Start with labeled kits for batteries, bulbs, wires, switches. Guide students to connect in sequence, observing roles: battery powers, wires carry, bulb lights, switch controls. Use circuit diagrams for reference. Follow with unlabeled builds to reinforce recognition through trial and error, building fluency in 2-3 sessions.
What causes a bulb to blow in a circuit?
High voltage supplies excess electrical energy, overheating the filament until it breaks. Demonstrate safely with low-voltage setups adding resistors or extra bulbs to simulate overload. Students measure brightness changes and predict failure points, connecting to energy transfer limits.
How can active learning help students understand circuit components?
Active approaches like building and modifying circuits provide immediate sensory feedback, such as bulb glow or darkness. Students troubleshoot issues like loose wires collaboratively, deepening grasp of roles.
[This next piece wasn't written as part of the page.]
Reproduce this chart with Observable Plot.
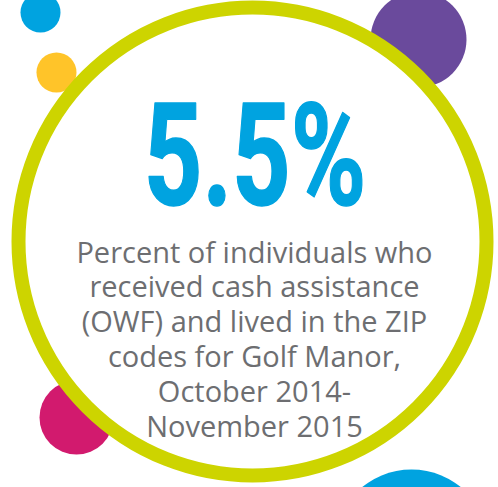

This beats diagrams alone, as physical manipulation reveals cause-effect links, boosts retention, and sparks questions for inquiry.
How to differentiate conductors from insulators for Primary 6?
Set up testing circuits with unknown materials. Students insert each between battery and bulb, observe if it lights. Classify metals as conductors, plastics as insulators. Tabulate results and test predictions on new items. Relate to real wires with insulation for context.